Corporate tax implications also fracture across borders. Heineken operates brewing and distribution entities in multiple countries, each filing tax returns under that nation’s rules. Transfer pricing—the price at which Heineken’s Dutch holding company “sells” the Heineken brand and concentrate to its subsidiaries abroad—is scrutinized by tax authorities globally. The OECD’s Base Erosion and Profit Shifting (BEPS) initiative, now implemented across the EU as the Pillar Two global minimum tax (15%), caps how much Heineken can reduce its global tax burden by shifting profits to low-tax jurisdictions. This regulatory floor constrains the company’s optimization strategies.
Marketing and Advertising Constraints
The EU and its member states impose strict rules on alcohol marketing, especially regarding appeals to minors. Heineken cannot advertise beer during children’s television hours in many countries. Social media and digital marketing are subject to age-gating rules that vary: some states require clear age disclaimers on all ads; others forbid “lifestyle” advertising that associates the product with social success, attracting youth.
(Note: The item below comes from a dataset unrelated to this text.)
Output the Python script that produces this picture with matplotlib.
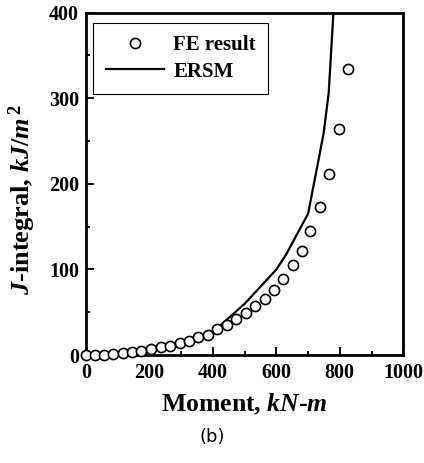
import matplotlib
matplotlib.use("Agg")
import matplotlib.pyplot as plt
from matplotlib.ticker import MultipleLocator

fe_moment = [0, 28, 57, 86, 115, 144, 174, 205, 235, 264, 295, 324, 354, 383, 413,
             444, 473, 504, 533, 563, 594, 622, 651, 680, 707, 737, 767, 796, 825]
fe_j = [0, 0, 0, 1, 2, 4, 5, 7, 9, 11, 14, 17, 21, 24, 30,
        35, 42, 49, 57, 66, 76, 89, 105, 122, 145, 173, 212, 264, 334]

ersm_moment = [0, 100, 200, 300, 400, 500, 600, 630, 700, 733, 749, 765, 780]
ersm_j = [0, 1, 4, 11, 27, 60, 100, 117, 165, 228, 259, 306, 400]

plt.rcParams['font.family'] = ['Liberation Serif', 'DejaVu Serif']
plt.rcParams['mathtext.fontset'] = 'custom'
plt.rcParams['mathtext.rm'] = 'Liberation Serif:bold'
plt.rcParams['mathtext.it'] = 'Liberation Serif:italic:bold'
plt.rcParams['mathtext.bf'] = 'Liberation Serif:bold'

fig = plt.figure(figsize=(4.24, 4.63), dpi=100)
ax = fig.add_axes([0.203, 0.233, 0.748, 0.740])

ax.plot(ersm_moment, ersm_j, color='black', lw=1.6, label='ERSM', zorder=2)
ax.plot(fe_moment, fe_j, linestyle='none', marker='o', markersize=7.3,
        markerfacecolor='white', markeredgecolor='black', markeredgewidth=1.2,
        label='FE result', clip_on=False, zorder=3)

ax.set_xlim(0, 1000)
ax.set_ylim(0, 400)
ax.xaxis.set_major_locator(MultipleLocator(200))
ax.xaxis.set_minor_locator(MultipleLocator(100))
ax.yaxis.set_major_locator(MultipleLocator(100))
ax.yaxis.set_minor_locator(MultipleLocator(50))
ax.tick_params(which='both', direction='in', top=False, right=False, width=1.3)
ax.tick_params(which='major', length=6, labelsize=14.5)
ax.tick_params(axis='x', which='major', pad=6)
ax.tick_params(axis='y', which='major', pad=5)
ax.tick_params(which='minor', length=3)
for lab in ax.get_xticklabels() + ax.get_yticklabels():
    lab.set_fontweight('bold')
for s in ax.spines.values():
    s.set_linewidth(2)

ax.set_xlabel(r'Moment, $\mathit{kN}$-$\mathit{m}$', fontsize=18.5, fontweight='bold', labelpad=6)
ax.set_ylabel(r'$\mathit{J}$-integral, $\mathit{kJ/m}^{\,2}$', fontsize=19, fontweight='bold')
ax.yaxis.set_label_coords(-0.15, 0.455)

handles, labels = ax.get_legend_handles_labels()
leg = ax.legend(handles[::-1], labels[::-1], loc='upper left', bbox_to_anchor=(0.022, 0.97),
                frameon=True, fancybox=False, edgecolor='black', framealpha=1,
                prop={'family': 'Liberation Serif', 'weight': 'bold', 'size': 15},
                handlelength=2.8, borderpad=0.6, labelspacing=0.3, handletextpad=0.45,
                borderaxespad=0)
leg.get_frame().set_linewidth(0.8)

fig.text(0.5, 0.056, '(b)', fontsize=13, ha='center', va='center', family='DejaVu Sans')

fig.savefig('out.png', dpi=100)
The company must also navigate restrictions on health claims—Heineken cannot claim that beer has health benefits, though it can state factual ingredient information.
National ad councils and health bodies publish guidelines (non-binding but enforceable through retailer pressure and reputational mechanisms) on responsible alcohol marketing. Heineken’s advertising campaigns are reviewed against these frameworks country-by-country, adding compliance friction and requiring bespoke creative for different markets rather than a unified pan-EU campaign.
Supply Chain and Regulatory Compliance
Heineken brews in multiple countries, each with distinct water-quality, wastewater-discharge, and air-emission rules. The EU’s Environmental Impact Assessment Directive (EIA) may require that large brewing facilities or expansions undergo environmental review before permitting. Wastewater from brewing is high in organic content and requires treatment before discharge; the Urban Wastewater Treatment Directive sets treatment standards. Failure to comply can result in facility shutdowns or steep fines.
Labor law also fragments. The Netherlands has strong worker protections and union representation; Eastern European countries where Heineken has acquired breweries have looser employment rules. Heineken must comply with each nation’s rules where it operates, including wage floors, working-time directives, and collective bargaining obligations.
Structural Dynamics: Why HKHHF Exists
The non-voting equity structure reflects a regulatory choice: Dutch law permits it, and it serves the family’s interest in preserving control while accessing public capital. For a HKHHF holder, this means accepting that major strategic decisions rest with voting shareholders (the Heineken family). However, Dutch minority protections—including appraisal rights and board representation rules—provide some guardrails. An HKHHF holder who believes the company has acted wrongfully has recourse through Dutch civil courts.
The structure is also tax-efficient: by holding the economic interest in a non-voting share at the holding-company level, Heineken can achieve intra-group cash pooling and repatriation with lower withholding tax than direct dividend channels might impose.